Flattening

If you follow me on Instagram you’ll know that I’m building a Moravian workbench. I’m not writing about it here because it’s been so well covered by Will Myers in his step-by-step guide on wkfinetools.com and his video with Joshua Farnsworth.

I will be writing about the end vice I’m building which might be useful to those who haven’t yet fitted a vicious toothed planing stop and doe’s foot to their bench.

Checking for flat
Planes come with a built-in reference edge

 

Yesterday I was at Richard Arnold’s open day and listened to Oli Sparks talking about flattening the ways on his milling machine. He does this by hand marking the high spots using machinist’s dye and a very flat reference plate.

I have been struggling to find a way to measure the flatness of my workbench top end to end. Checking for wind and flatness side to side is easy.

 

Winding?

That’s straight enough for a six foot bench!

But other than squinting I have no way to check flat along the length of the bench. On the drive home yesterday inspiration struck. A piece of string, pulled taught will let me see hollow and humps. When I was fishing out a crayon to mark the spots shown by the string I found my chalk line. Even better. Pulled taught and dragged across the bench this showed up the humps very quickly.

 

 

IMG_2273

With the humps nicely coloured in I could flatten them out. I was a bit worried that I was making a rod for my own back. How flat does a workbench need to be? (That’s a rhetorical question – I’m happy with my own answer!) The chalk line quickly revealed that the ends were high. With a bit of planing I started to see the humps in the middle.

 

Planing
Plane until the blue has gone

I often find myself chasing my tail when flattening long wide pieces. I go too far on one section and then have to level the rest to it. With this method I did a lot less planing and a lot more checking (which is considerably less tiring!).
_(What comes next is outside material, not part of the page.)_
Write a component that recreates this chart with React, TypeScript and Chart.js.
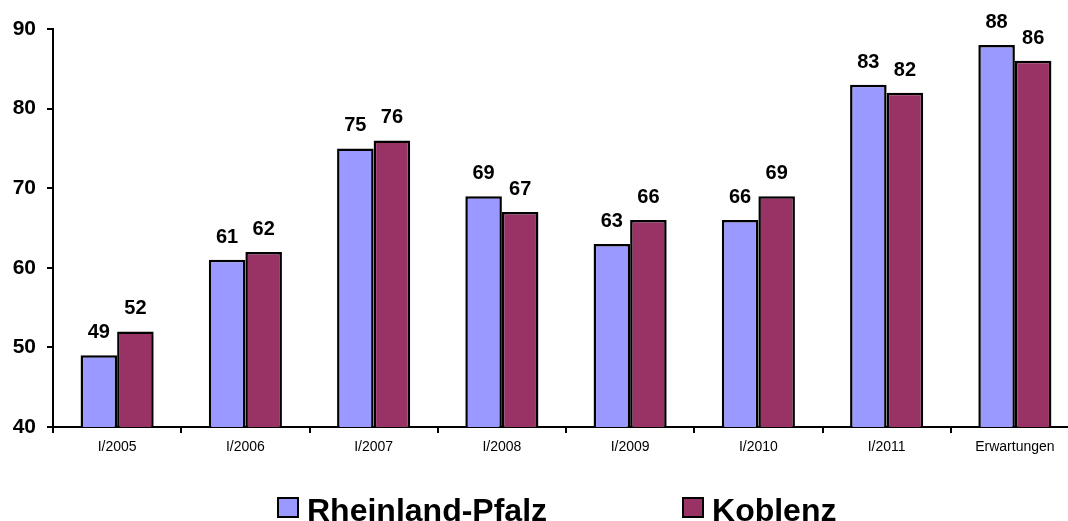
import React, { useEffect, useRef } from "react";
import { Chart, registerables } from "chart.js";

Chart.register(...registerables);

const categories = ["I/2005", "I/2006", "I/2007", "I/2008", "I/2009", "I/2010", "I/2011", "Erwartungen"];
const rheinlandPfalz = [49, 61, 75, 69, 63, 66, 83, 88];
const koblenz = [52, 62, 76, 67, 66, 69, 82, 86];
const seriesNames = ["Rheinland-Pfalz", "Koblenz"];
const seriesColors = ["#9999FF", "#993366"];
const yTicks = [40, 50, 60, 70, 80, 90];

const FONT = '"Liberation Sans", Arial, Helvetica, sans-serif';

const valueLabels = {
  id: "valueLabels",
  afterDatasetsDraw(chart: any) {
    const ctx = chart.ctx;
    ctx.save();
    ctx.font = `bold 20px ${FONT}`;
    ctx.fillStyle = "#000";
    ctx.textAlign = "center";
    ctx.textBaseline = "alphabetic";
    chart.data.datasets.forEach((ds: any, di: number) => {
      const meta = chart.getDatasetMeta(di);
      meta.data.forEach((bar: any, i: number) => {
        ctx.fillText(String(ds.data[i]), bar.x, bar.y - 17);
      });
    });
    ctx.restore();
  },
};

export default function App() {
  const ref = useRef<HTMLCanvasElement>(null);

  useEffect(() => {
    if (!ref.current) return;
    const chart = new Chart(ref.current, {
      type: "bar",
      data: {
        labels: categories,
        datasets: [
          {
            label: seriesNames[0],
            data: rheinlandPfalz,
            backgroundColor: seriesColors[0],
            borderColor: "#000",
            borderWidth: 2.5,
            barPercentage: 1,
            categoryPercentage: 0.57,
          },
          {
            label: seriesNames[1],
            data: koblenz,
            backgroundColor: seriesColors[1],
            borderColor: "#000",
            borderWidth: 2.5,
            barPercentage: 1,
            categoryPercentage: 0.57,
          },
        ],
      },
      options: {
        animation: false,
        responsive: false,
        maintainAspectRatio: false,
        layout: { padding: { top: 29, right: 1, left: 0, bottom: 0 } },
        plugins: {
          legend: { display: false },
          tooltip: { enabled: false },
        },
        scales: {
          x: {
            grid: {
              display: true,
              drawOnChartArea: false,
              drawTicks: true,
              tickLength: 6,
              color: "#000",
              lineWidth: 2,
              offset: true,
            },
            border: { display: true, color: "#000", width: 2 },
            ticks: {
              color: "#000",
              font: { family: FONT, size: 14 },
              padding: 6,
              maxRotation: 0,
              autoSkip: false,
            },
            afterFit: (scale: any) => {
              scale.height = 41;
            },
          },
          y: {
            min: 40,
            max: 90,
            afterBuildTicks: (scale: any) => {
              scale.ticks = yTicks.map((v) => ({ value: v }));
            },
            grid: {
              display: true,
              drawOnChartArea: false,
              drawTicks: true,
              tickLength: 6,
              color: "#000",
              lineWidth: 2,
            },
            border: { display: true, color: "#000", width: 2 },
            ticks: {
              color: "#000",
              font: { family: FONT, size: 21, weight: "bold" },
              padding: 11,
            },
            afterFit: (scale: any) => {
              scale.width = 53;
            },
          },
        },
      },
      plugins: [valueLabels],
    });
    return () => chart.destroy();
  }, []);

  return (
    <div
      style={{
        position: "fixed",
        left: 0,
        top: 0,
        width: 1080,
        height: 521,
        background: "#fff",
        fontFamily: FONT,
      }}
    >
      <canvas ref={ref} width={1080} height={468} style={{ display: "block", width: 1080, height: 468 }} />
      <div
        style={{
          position: "absolute",
          left: 277,
          top: 494,
          height: 32,
          display: "flex",
          alignItems: "flex-start",
          gap: 135,
        }}
      >
        {seriesNames.map((name, i) => (
          <div key={name} style={{ display: "flex", alignItems: "flex-start", gap: 8 }}>
            <div
              style={{
                marginTop: 3,
                width: 22,
                height: 21,
                boxSizing: "border-box",
                border: "2px solid #000",
                background: seriesColors[i],
              }}
            />
            <span style={{ fontSize: 32, fontWeight: "bold", lineHeight: "32px", color: "#000", whiteSpace: "nowrap" }}>
              {name}
            </span>
          </div>
        ))}
      </div>
    </div>
  );
}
Once the big humps had disappeared and the chalk line was just colouring the whole bench blue I switched from the scrub to the jointer plane and made a couple more passes until the blue had disappeared. You’ve got to be sure that you’ve got the thickness to carry on planing once the humps have gone because that chalk gets everywhere and you’re going to need a final pass to get rid of it. On a 4 inch workbench top that’s not really a problem.

IMG_2294

Caveat: the blue gets stuck in the tearout. But this is workbench, not a piano.